Voilà pourquoi, la relation à autrui est une partie intégrante de notre 'Avodat Hachem (service), et ce n’est pas un hasard si les 10 paroles que nous allons relire ce Chabbath se divisent en une moitié concernant notre relation à D.ieu et une autre moitié concernant notre relation aux hommes. Il s’agit d’une invitation à comprendre que la meilleure manière d’incarner la Torah c’est non seulement la pratique des Mitsvot mais aussi la rectitude, et la bonté vis-à-vis des hommes.
C’est ainsi que la Torah accorde une importance capitale au fait de « juger son prochain favorablement » « Lékaf Zékhout ». Nos Sages nous disent qu’il s’agit d’une Mitsva dont le salaire est immense, à la fois dans ce monde et dans le monde futur, et qui permet à l’homme qui « juge favorablement son prochain » d’être jugé à son tour favorablement par D.ieu.

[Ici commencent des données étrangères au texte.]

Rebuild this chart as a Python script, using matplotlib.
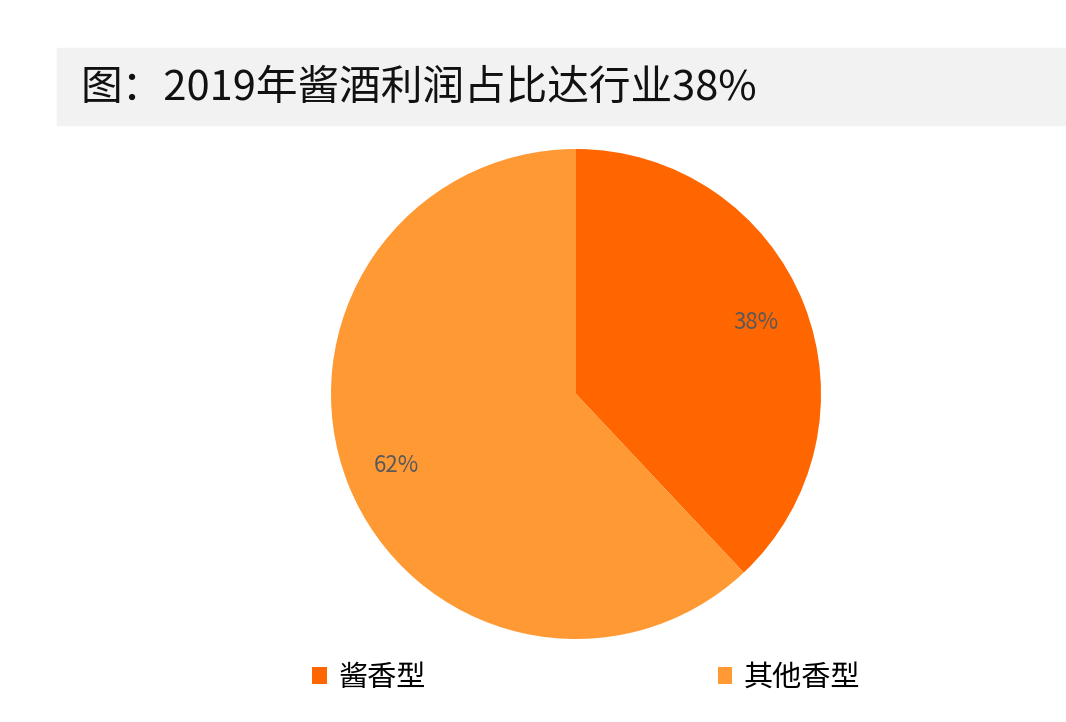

Finalement, il faut voir dans le visage d’autrui le visage de son frère, au sens propre du terme, même si nous n’avons pas le sentiment que lui-même nous perçoive comme son frère et là commence peut-être la difficulté. En effet, face à des personnalités que nous percevons comme « difficiles », nous nous sentons parfois dispensés d’être vertueux. Or, notre véritable « 'Avodat Hachem » « service divin » commence précisément dans de telles situations où nous agissons avec un esprit de concorde uniquement pour respecter la volonté de D.ieu.
Cela n’est bien sûr facile pour personne, sauf pour quelques êtres d’élite dont il faut s’inspirer, mais il ne faut avoir aucun doute que tout effort dans cette direction amène l’homme à une élévation considérable.
Rappelons-nous à ce sujet les mots du Talmud (Traité Chabat, 88b) : « Ceux qu’on insulte et qui n’insultent pas, qui entendent leur honte et ne répondent pas, qui agissent par amour et sont heureux dans leur malheur, le verset dit à leur propos « Mais ceux qui L’aiment seront semblables au soleil qui avance dans sa gloire ».
Effectivement celui qui arrive à se défaire des rivalités humaines, pour ne percevoir dans la relation à autrui que ce que D.ieu attend de lui, celui-là atteint non seulement un apaisement de l’âme et de l’esprit prodigieux, mais aussi et surtout une très forte proximité avec Hachem. À l’image du soleil, il diffuse autour de lui une lumière profonde, sur laquelle le Yétser Hara’ n’a pas de prise, et qui participe à l’harmonie du monde.
Puissions-nous avec l’aide d’Hachem nous renforcer dans la Ahavat Israël, la capacité à juger l’autre favorablement, afin de nous élever collectivement auprès du Maître du monde, et mériter la venue du Machia’h rapidement de nos jours.